ANTE ROOMS OF HELL.

Let us follow the crowd of men and women into that large building on Twenty-second street.

A novel sight greets us as we enter. Our hats and coats are checked and we walk out from behind a mirror used as a screen into a large hall on the floor of which several hundred couples are dancing to the strains of an orchestra in a balcony above.

Some of the faces which we saw earlier in the evening within the loop district have also “come south,” as the expression is. They are here to revel until dawn. There is no letup until the bright sun drives vice blinking and blinded back into its holes.
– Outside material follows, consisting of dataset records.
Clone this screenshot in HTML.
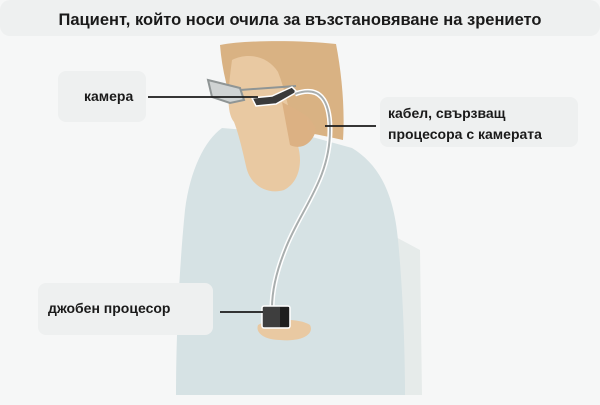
<!DOCTYPE html>
<html><head><meta charset="utf-8"><style>
body{margin:0;width:600px;height:400px;background:#f6f7f7;overflow:hidden;font-family:"Liberation Sans","DejaVu Sans",sans-serif}
</style></head><body>
<svg width="600" height="400" viewBox="0 0 600 400" xmlns="http://www.w3.org/2000/svg">
<rect width="600" height="400" fill="#f6f7f7"/>
<rect x="0" y="0" width="600" height="36" rx="10" fill="#eef0f0"/>
<text x="300" y="25" text-anchor="middle" font-family="Liberation Sans, DejaVu Sans, sans-serif" font-weight="bold" font-size="16.5" fill="#1a1a1a">Пациент, който носи очила за възстановяване на зрението</text>
<!-- chair -->
<path d="M392 235 L420 250 L422 395 L392 395 Z" fill="#e6ebea"/>
<!-- body -->
<path d="M222 128 C205 140 190 170 185 210 C180 260 176 330 176 395 L405 395 C405 340 402 280 398 240 C394 195 380 165 352 148 L305 135 Z" fill="#d6e2e4"/>
<!-- hair -->
<path d="M220 45 C245 40 300 40 336 44 C342 75 345 110 343 140 C325 136 305 132 292 130 L238 118 C228 95 222 70 220 45 Z" fill="#d9b283"/>
<!-- face/neck -->
<path d="M232 60 C248 52 268 56 278 72 C286 92 290 115 296 140 C304 160 300 182 284 190 C268 195 250 186 246 166 C242 148 238 132 234 122 C226 112 228 90 232 60 Z" fill="#e9c9a2"/>
<path d="M282 102 C296 110 312 115 316 130 C312 145 300 150 290 145 Z" fill="#dcb183"/>
<!-- glasses -->
<path d="M208 80 L240 88 L244 100 L230 103 L212 97 Z" fill="#cfd3d3" stroke="#8f9595" stroke-width="2"/>
<line x1="240" y1="90" x2="296" y2="86" stroke="#8f9595" stroke-width="2"/>
<path d="M252 98 L272 96 L292 87 L297 92 L276 104 L256 106 Z" fill="#3a3a3a" stroke="#fff" stroke-width="1.5"/>
<!-- cable -->
<path d="M295 94 C320 85 330 100 330 130 C330 180 300 210 285 250 C275 275 272 295 272 308" fill="none" stroke="#fff" stroke-width="5"/>
<path d="M295 94 C320 85 330 100 330 130 C330 180 300 210 285 250 C275 275 272 295 272 308" fill="none" stroke="#a9aeae" stroke-width="2"/>
<!-- hand -->
<path d="M258 325 C270 318 300 318 310 325 C315 335 300 342 280 340 C265 340 255 333 258 325 Z" fill="#e9c9a2"/>
<!-- processor -->
<rect x="262" y="306" width="28" height="22" rx="2" fill="#3e3e3e" stroke="#fff" stroke-width="1.5"/>
<rect x="280" y="307" width="9" height="20" fill="#1e1e1e"/>
<!-- labels -->
<rect x="58" y="71" width="88" height="51" rx="8" fill="#eef0f0"/>
<text x="84" y="101" font-family="Liberation Sans, DejaVu Sans, sans-serif" font-weight="bold" font-size="14" fill="#1a1a1a">камера</text>
<line x1="148" y1="97" x2="258" y2="97" stroke="#1a1a1a" stroke-width="1.8"/>
<rect x="380" y="97" width="198" height="50" rx="8" fill="#eef0f0"/>
<text x="388" y="118" font-family="Liberation Sans, DejaVu Sans, sans-serif" font-weight="bold" font-size="14" fill="#1a1a1a">кабел, свързващ</text>
<text x="388" y="139" font-family="Liberation Sans, DejaVu Sans, sans-serif" font-weight="bold" font-size="14" fill="#1a1a1a">процесора с камерата</text>
<line x1="325" y1="126" x2="376" y2="126" stroke="#1a1a1a" stroke-width="1.8"/>
<rect x="38" y="283" width="175" height="52" rx="8" fill="#eef0f0"/>
<text x="48" y="313" font-family="Liberation Sans, DejaVu Sans, sans-serif" font-weight="bold" font-size="14" fill="#1a1a1a">джобен процесор</text>
<line x1="220" y1="312" x2="263" y2="312" stroke="#1a1a1a" stroke-width="1.8"/>
</svg>
</body></html>
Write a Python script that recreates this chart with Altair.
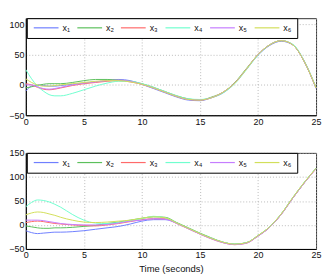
import altair as alt
import pandas as pd

t = [0, 0.5, 1, 1.5, 2, 2.5, 3, 4, 5, 6, 7, 8, 9, 10, 11, 12, 13, 14, 15, 16,
     17, 18, 19, 20, 21, 22, 23, 24, 25]

series = ["x\u2081", "x\u2082", "x\u2083", "x\u2084", "x\u2085", "x\u2086"]
colors = ["#6f7fff", "#5cc05c", "#ff6a6a", "#70ffcf", "#c57dff", "#d2df5a"]

# top panel
top_x1 = [-10, -2, 0, -1, -2, -2, -1, 1, 3, 5, 7, 9, 7, 1, -6, -13, -20, -25, -26, -21, -13, 3, 26, 49, 65, 72, 66, 38, -6]
top_x2 = [-5, -3, -1, 1, 2, 2, 2, 4, 7, 9, 9, 8, 6, 2, -4, -11, -18, -23, -25, -20, -12, 4, 27, 50, 66, 73, 66, 38, -5]
top_x3 = [2, 0, -4, -7, -8, -7, -5, -1, 2, 4, 6, 7, 5, 1, -5, -12, -19, -24, -25, -21, -12, 3, 26, 50, 66, 73, 66, 38, -5]
top_x4 = [25, 10, -2, -10, -16, -18, -18, -14, -8, -2, 3, 6, 6, 2, -4, -11, -18, -23, -24, -21, -13, 2, 25, 49, 66, 73, 67, 39, -4]
top_x5 = [0, 0, -3, -6, -7, -6, -4, 0, 3, 5, 7, 8, 6, 1, -5, -12, -19, -24, -25, -21, -12, 3, 26, 50, 66, 73, 66, 38, -5]
top_x6 = [10, 4, 0, -2, -2, -1, 0, 2, 4, 6, 7, 7, 5, 1, -5, -12, -19, -24, -25, -21, -12, 3, 26, 50, 66, 73, 66, 38, -5]

# bottom panel
bot_x1 = [-12, -16, -18, -17, -16, -15, -15, -14, -12, -9, -6, -3, 2, 8, 11, 11, 4, -7, -18, -28, -36, -40, -37, -23, -5, 22, 56, 88, 118]
bot_x2 = [-2, -4, -6, -7, -7, -6, -6, -5, -3, -1, 3, 6, 10, 14, 17, 16, 5, -6, -17, -27, -36, -40, -37, -22, -4, 23, 57, 89, 118]
bot_x3 = [5, 7, 8, 7, 5, 3, 2, 0, -1, -2, 0, 3, 7, 11, 13, 13, 3, -8, -19, -29, -37, -41, -38, -23, -5, 22, 56, 88, 117]
bot_x4 = [38, 47, 52, 51, 48, 43, 37, 22, 10, 4, 3, 5, 9, 13, 18, 15, 4, -7, -18, -28, -36, -40, -37, -22, -4, 23, 57, 89, 118]
bot_x5 = [10, 10, 10, 9, 7, 5, 3, 1, 0, 0, 1, 4, 8, 10, 13, 12, 3, -8, -19, -29, -37, -41, -38, -23, -5, 22, 56, 88, 117]
bot_x6 = [21, 25, 27, 26, 23, 20, 16, 10, 6, 5, 6, 8, 10, 14, 17, 15, 4, -7, -18, -28, -36, -40, -37, -22, -4, 23, 57, 89, 118]

x_ticks = [0, 5, 10, 15, 20, 25]
top_y_ticks = [-50, 0, 50, 100]
bot_y_ticks = [-50, 0, 50, 100, 150]


def long_df(cols):
    rows = []
    for name, vals in zip(series, cols):
        for ti, v in zip(t, vals):
            rows.append({"t": ti, "v": v, "s": name})
    return pd.DataFrame(rows)


df_top = long_df([top_x1, top_x2, top_x3, top_x4, top_x5, top_x6])
df_bot = long_df([bot_x1, bot_x2, bot_x3, bot_x4, bot_x5, bot_x6])

FONT = "Liberation Sans"


def legend():
    return alt.Legend(
        orient="none", legendX=1, legendY=0, direction="horizontal",
        columns=6, title=None, symbolType="M-5,0H5", symbolSize=25,
        symbolStrokeWidth=1.2, symbolOffset=10, labelFontSize=9, labelFont=FONT,
        labelColor="#111", strokeColor="#000", fillColor="white",
        padding=5, columnPadding=4, labelOffset=12, rowPadding=0,
    )


def panel(df, ydom, yticks, xtitle, h):
    return alt.Chart(df).mark_line(interpolate="monotone", strokeWidth=1).encode(
        x=alt.X("t:Q", scale=alt.Scale(domain=[0, 25], nice=False),
                axis=alt.Axis(values=x_ticks, title=xtitle)),
        y=alt.Y("v:Q", scale=alt.Scale(domain=ydom, nice=False),
                axis=alt.Axis(values=yticks, title=None)),
        color=alt.Color("s:N", scale=alt.Scale(domain=series, range=colors),
                        legend=legend()),
    ).properties(width=293, height=h)


top = panel(df_top, [-50, 110], top_y_ticks, None, 98)
bot = panel(df_bot, [-50, 150], bot_y_ticks, "Time (seconds)", 97)

chart = alt.vconcat(top, bot, spacing=38, bounds="flush").resolve_scale(
    color="independent", y="independent"
).resolve_legend(color="independent").properties(
    padding={"left": 0, "top": 8, "right": 0, "bottom": 0},
).configure_view(stroke="#333", strokeWidth=1).configure_axis(
    labelFont=FONT, labelFontSize=9, labelColor="#111",
    titleFont=FONT, titleFontSize=9.5, titleFontWeight="normal", titleColor="#111",
    grid=True, gridDash=[1, 2], gridColor="#aaa", gridWidth=0.8,
    domainColor="#000", domainWidth=1, tickSize=0, labelPadding=2,
    titlePadding=4, labelFlush=False,
)

chart.save("out.html", embed_options={"renderer": "svg", "actions": False})
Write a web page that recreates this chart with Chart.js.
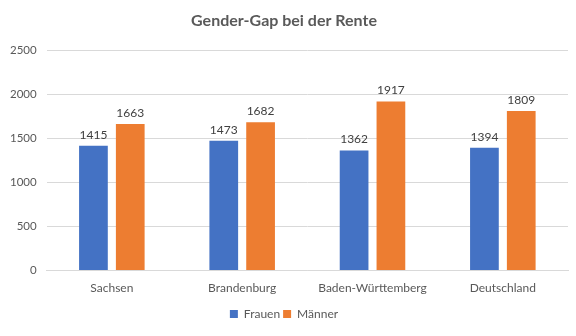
<!DOCTYPE html>
<html><head><meta charset="utf-8">
<script src="https://cdn.jsdelivr.net/npm/chart.js@4/dist/chart.umd.min.js"></script>
<style>html,body{margin:0;padding:0;background:#fff}#wrap{width:576px;height:336px}</style>
</head><body><div id="wrap"><canvas id="c" width="576" height="336"></canvas></div>
<script>
const categories = ["Sachsen", "Brandenburg", "Baden-Württemberg", "Deutschland"];
const frauen = [1415, 1473, 1362, 1394];
const maenner = [1663, 1682, 1917, 1809];
const seriesNames = ["Frauen", "Männer"];

const FONT = "Lato, 'Open Sans', sans-serif";
const labelPlugin = {
  id: 'vlabels',
  afterDatasetsDraw(chart) {
    const ctx = chart.ctx;
    ctx.save();
    ctx.font = "12px " + FONT;
    ctx.fillStyle = "#404040";
    ctx.textAlign = "center";
    ctx.textBaseline = "bottom";
    chart.data.datasets.forEach((ds, i) => {
      chart.getDatasetMeta(i).data.forEach((bar, j) => {
        ctx.fillText(ds.data[j], bar.x, bar.y - 5);
      });
    });
    ctx.restore();
  }
};

new Chart(document.getElementById('c'), {
  type: 'bar',
  data: {
    labels: categories,
    datasets: [
      { label: seriesNames[0], data: frauen, backgroundColor: '#4472c4', categoryPercentage: 0.565, barPercentage: 0.78 },
      { label: seriesNames[1], data: maenner, backgroundColor: '#ed7d31', categoryPercentage: 0.565, barPercentage: 0.78 }
    ]
  },
  options: {
    responsive: false,
    animation: false,
    devicePixelRatio: 1,
    layout: { padding: { left: 0, right: 8, top: 0, bottom: 6 } },
    plugins: {
      title: { display: true, text: 'Gender-Gap bei der Rente', color: '#595959', font: { family: FONT, size: 16, weight: 'bold' }, padding: { top: 11, bottom: 20 } },
      legend: { position: 'bottom', labels: { boxWidth: 8, boxHeight: 8, color: '#595959', font: { family: FONT, size: 12 }, padding: 3 } },
      tooltip: { enabled: false }
    },
    scales: {
      x: {
        grid: { display: false, drawTicks: false },
        border: { color: '#d9d9d9' },
        ticks: { color: '#595959', font: { family: FONT, size: 12 }, padding: 10 }
      },
      y: {
        min: 0, max: 2500,
        ticks: { stepSize: 500, color: '#595959', font: { family: FONT, size: 11.5 }, padding: 10, callback: v => String(v) },
        grid: { color: '#d9d9d9', drawTicks: false },
        border: { display: false }
      }
    }
  },
  plugins: [labelPlugin]
});
</script></body></html>
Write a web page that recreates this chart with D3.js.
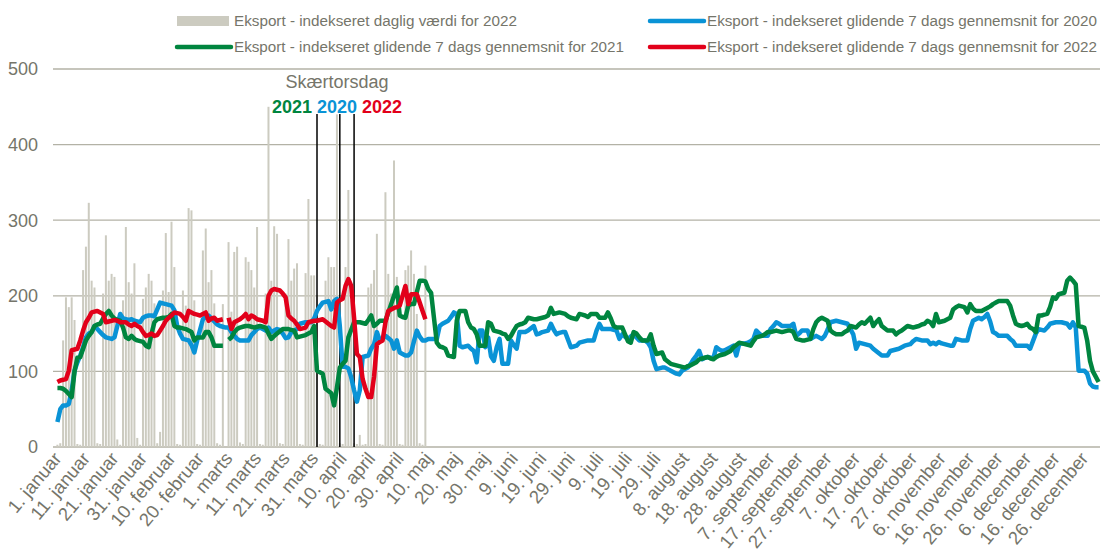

Every type of woman, from the woman who is simply “slumming” to the most depraved and degenerate creature can be seen in this notorious levee dance hall. As the music dies down, the couples with unsteady steps, caused by the whirling about the floor and the drinks which have been freely imbibed, seek rest at the dirty, wet chairs and tables which encompass the room. Drinks are served in profusion, regardless of the state of inebriety of the patrons and regardless of the one o’clock closing law, which the police declare is in effect.

Women, rendered senseless by drink, are dragged from the place nightly and carted away—God knows where!

Let us get away from the reeking atmosphere, from the smell of stale beer and sickly, perspiring women.

Before we enter the biggest cesspool of all, let us stop at Buxbaum’s Cafe at Twenty-second and State streets,—the most notorious outside-levee dive in the city of Chicago.

Its habitues, with few exceptions, are the overflow, the outcasts of the levee, or the women who seek a few moments of so-called relaxation from their labors of sin.

All night this place reeks with infamy; all night orgies impossible to portray are carried on; all night the saturnalia of vice wrings the blood from women’s hearts and crushes life in its ever grinding mill.